Stored entries:
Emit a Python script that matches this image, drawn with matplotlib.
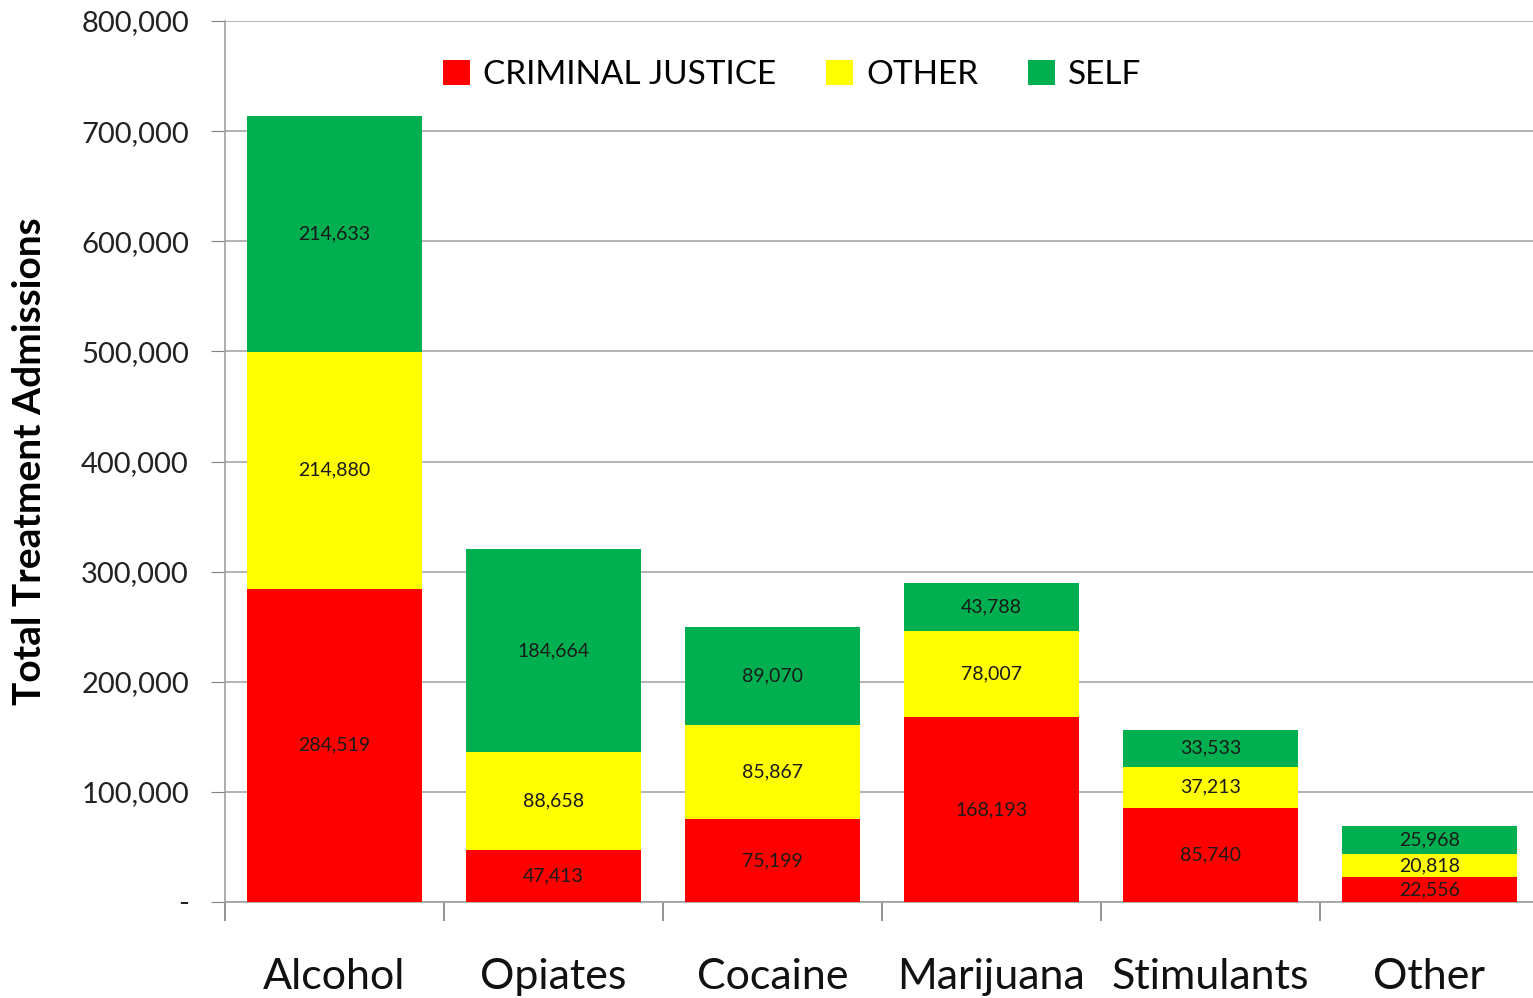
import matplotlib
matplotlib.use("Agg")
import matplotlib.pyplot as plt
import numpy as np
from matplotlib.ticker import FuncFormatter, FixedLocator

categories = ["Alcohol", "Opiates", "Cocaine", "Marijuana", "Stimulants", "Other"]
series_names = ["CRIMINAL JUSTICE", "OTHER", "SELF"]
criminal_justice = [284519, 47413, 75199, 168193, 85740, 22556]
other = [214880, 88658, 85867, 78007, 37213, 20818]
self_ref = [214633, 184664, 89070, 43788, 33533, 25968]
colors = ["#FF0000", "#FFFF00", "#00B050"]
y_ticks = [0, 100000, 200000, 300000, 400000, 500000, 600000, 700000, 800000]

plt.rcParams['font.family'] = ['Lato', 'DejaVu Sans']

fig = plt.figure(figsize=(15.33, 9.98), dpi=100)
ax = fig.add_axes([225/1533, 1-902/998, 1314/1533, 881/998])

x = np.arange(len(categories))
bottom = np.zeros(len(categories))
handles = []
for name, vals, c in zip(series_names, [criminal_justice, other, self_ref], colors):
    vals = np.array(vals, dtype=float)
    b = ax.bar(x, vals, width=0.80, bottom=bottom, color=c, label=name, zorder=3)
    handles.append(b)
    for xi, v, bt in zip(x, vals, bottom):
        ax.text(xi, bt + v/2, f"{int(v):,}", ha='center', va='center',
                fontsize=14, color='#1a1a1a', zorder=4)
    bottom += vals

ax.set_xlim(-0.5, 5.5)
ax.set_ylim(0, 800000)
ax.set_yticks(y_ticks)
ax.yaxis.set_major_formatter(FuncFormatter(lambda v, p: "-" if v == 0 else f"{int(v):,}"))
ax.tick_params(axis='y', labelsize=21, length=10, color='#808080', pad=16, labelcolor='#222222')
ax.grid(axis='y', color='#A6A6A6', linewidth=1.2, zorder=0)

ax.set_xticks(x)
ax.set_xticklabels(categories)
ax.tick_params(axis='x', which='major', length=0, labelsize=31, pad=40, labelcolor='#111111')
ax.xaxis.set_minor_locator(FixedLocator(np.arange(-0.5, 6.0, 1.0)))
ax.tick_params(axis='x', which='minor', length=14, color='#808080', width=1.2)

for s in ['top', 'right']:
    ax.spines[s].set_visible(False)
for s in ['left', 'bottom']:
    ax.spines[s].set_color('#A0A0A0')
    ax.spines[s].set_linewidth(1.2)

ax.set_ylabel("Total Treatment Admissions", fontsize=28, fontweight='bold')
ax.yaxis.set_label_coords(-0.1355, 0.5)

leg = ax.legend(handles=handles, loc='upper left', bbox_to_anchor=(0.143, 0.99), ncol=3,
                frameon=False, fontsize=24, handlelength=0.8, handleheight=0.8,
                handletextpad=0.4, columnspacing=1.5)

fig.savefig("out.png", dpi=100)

* * *

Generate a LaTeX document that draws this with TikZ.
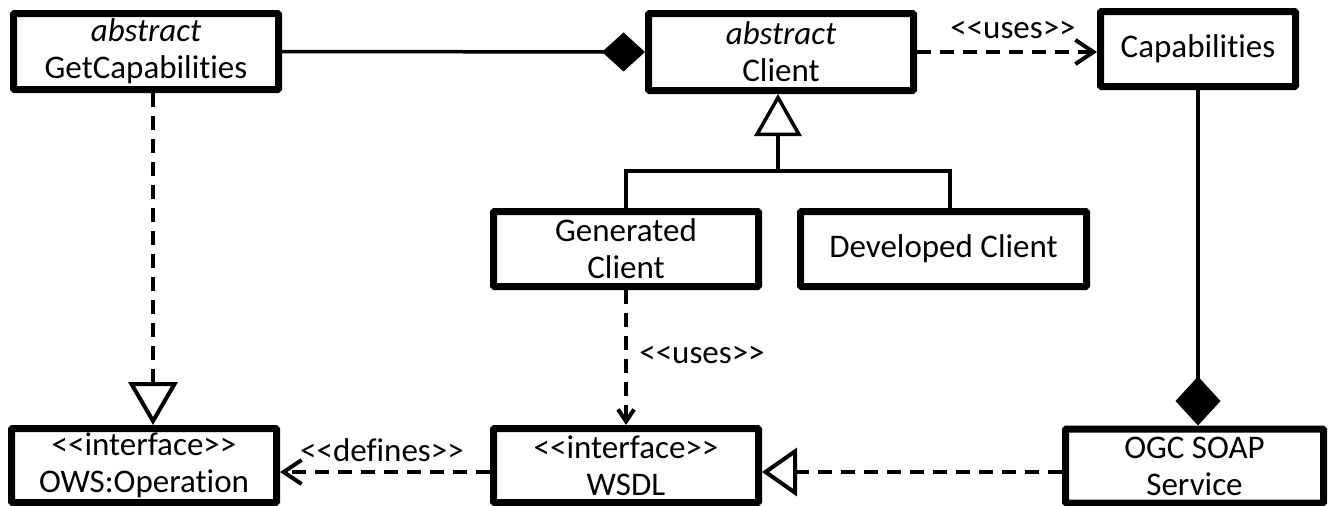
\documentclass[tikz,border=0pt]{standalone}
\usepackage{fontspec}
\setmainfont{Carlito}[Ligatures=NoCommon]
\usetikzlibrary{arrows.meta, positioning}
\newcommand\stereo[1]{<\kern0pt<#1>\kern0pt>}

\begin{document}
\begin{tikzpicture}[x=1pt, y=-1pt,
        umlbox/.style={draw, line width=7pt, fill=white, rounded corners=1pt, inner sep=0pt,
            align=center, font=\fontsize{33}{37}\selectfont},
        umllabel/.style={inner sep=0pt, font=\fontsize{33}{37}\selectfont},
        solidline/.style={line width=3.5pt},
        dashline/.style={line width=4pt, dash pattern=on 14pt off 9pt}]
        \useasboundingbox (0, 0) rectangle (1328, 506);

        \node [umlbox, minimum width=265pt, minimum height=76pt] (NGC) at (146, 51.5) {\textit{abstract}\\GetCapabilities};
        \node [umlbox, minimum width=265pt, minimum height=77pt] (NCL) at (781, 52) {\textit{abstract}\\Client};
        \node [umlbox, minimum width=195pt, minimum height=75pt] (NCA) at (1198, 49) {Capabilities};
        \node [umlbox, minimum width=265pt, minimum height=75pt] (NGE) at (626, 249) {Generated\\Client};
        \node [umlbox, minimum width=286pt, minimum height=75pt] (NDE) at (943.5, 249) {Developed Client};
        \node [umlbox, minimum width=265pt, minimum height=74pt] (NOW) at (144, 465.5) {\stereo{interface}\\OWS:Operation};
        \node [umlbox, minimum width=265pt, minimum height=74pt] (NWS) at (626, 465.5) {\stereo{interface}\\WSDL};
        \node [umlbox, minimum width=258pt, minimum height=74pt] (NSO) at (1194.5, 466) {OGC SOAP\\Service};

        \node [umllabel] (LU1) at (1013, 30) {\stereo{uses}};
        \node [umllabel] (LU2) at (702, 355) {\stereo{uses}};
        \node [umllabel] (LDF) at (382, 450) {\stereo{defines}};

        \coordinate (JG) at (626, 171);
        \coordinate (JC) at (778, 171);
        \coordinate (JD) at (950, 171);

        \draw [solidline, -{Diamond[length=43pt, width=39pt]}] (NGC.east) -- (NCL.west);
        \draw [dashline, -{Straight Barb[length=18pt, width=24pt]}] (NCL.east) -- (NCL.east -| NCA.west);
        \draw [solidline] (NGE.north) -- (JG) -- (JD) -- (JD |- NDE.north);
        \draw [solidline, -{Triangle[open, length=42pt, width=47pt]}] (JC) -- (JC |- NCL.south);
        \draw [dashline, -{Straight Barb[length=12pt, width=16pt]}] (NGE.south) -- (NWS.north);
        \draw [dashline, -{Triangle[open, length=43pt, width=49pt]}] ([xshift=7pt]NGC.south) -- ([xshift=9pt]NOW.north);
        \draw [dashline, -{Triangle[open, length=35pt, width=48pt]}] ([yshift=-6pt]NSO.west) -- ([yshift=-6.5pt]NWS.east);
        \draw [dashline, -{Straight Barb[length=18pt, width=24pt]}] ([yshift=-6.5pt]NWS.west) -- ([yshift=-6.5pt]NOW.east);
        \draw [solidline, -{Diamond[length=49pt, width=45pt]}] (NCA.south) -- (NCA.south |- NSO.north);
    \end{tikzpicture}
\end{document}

◆ What this task involves
Nothing but the lines from the one with "Emit a Python" down to the one with "ax.spines[s].set_linewidth(1.2)" should be printed, both of them included. Leave out the pictures.

◆ Output of the task
Emit a Python script that matches this image, drawn with matplotlib.
import matplotlib
matplotlib.use("Agg")
import matplotlib.pyplot as plt
import numpy as np
from matplotlib.ticker import FuncFormatter, FixedLocator

categories = ["Alcohol", "Opiates", "Cocaine", "Marijuana", "Stimulants", "Other"]
series_names = ["CRIMINAL JUSTICE", "OTHER", "SELF"]
criminal_justice = [284519, 47413, 75199, 168193, 85740, 22556]
other = [214880, 88658, 85867, 78007, 37213, 20818]
self_ref = [214633, 184664, 89070, 43788, 33533, 25968]
colors = ["#FF0000", "#FFFF00", "#00B050"]
y_ticks = [0, 100000, 200000, 300000, 400000, 500000, 600000, 700000, 800000]

plt.rcParams['font.family'] = ['Lato', 'DejaVu Sans']

fig = plt.figure(figsize=(15.33, 9.98), dpi=100)
ax = fig.add_axes([225/1533, 1-902/998, 1314/1533, 881/998])

x = np.arange(len(categories))
bottom = np.zeros(len(categories))
handles = []
for name, vals, c in zip(series_names, [criminal_justice, other, self_ref], colors):
    vals = np.array(vals, dtype=float)
    b = ax.bar(x, vals, width=0.80, bottom=bottom, color=c, label=name, zorder=3)
    handles.append(b)
    for xi, v, bt in zip(x, vals, bottom):
        ax.text(xi, bt + v/2, f"{int(v):,}", ha='center', va='center',
                fontsize=14, color='#1a1a1a', zorder=4)
    bottom += vals

ax.set_xlim(-0.5, 5.5)
ax.set_ylim(0, 800000)
ax.set_yticks(y_ticks)
ax.yaxis.set_major_formatter(FuncFormatter(lambda v, p: "-" if v == 0 else f"{int(v):,}"))
ax.tick_params(axis='y', labelsize=21, length=10, color='#808080', pad=16, labelcolor='#222222')
ax.grid(axis='y', color='#A6A6A6', linewidth=1.2, zorder=0)

ax.set_xticks(x)
ax.set_xticklabels(categories)
ax.tick_params(axis='x', which='major', length=0, labelsize=31, pad=40, labelcolor='#111111')
ax.xaxis.set_minor_locator(FixedLocator(np.arange(-0.5, 6.0, 1.0)))
ax.tick_params(axis='x', which='minor', length=14, color='#808080', width=1.2)

for s in ['top', 'right']:
    ax.spines[s].set_visible(False)
for s in ['left', 'bottom']:
    ax.spines[s].set_color('#A0A0A0')
    ax.spines[s].set_linewidth(1.2)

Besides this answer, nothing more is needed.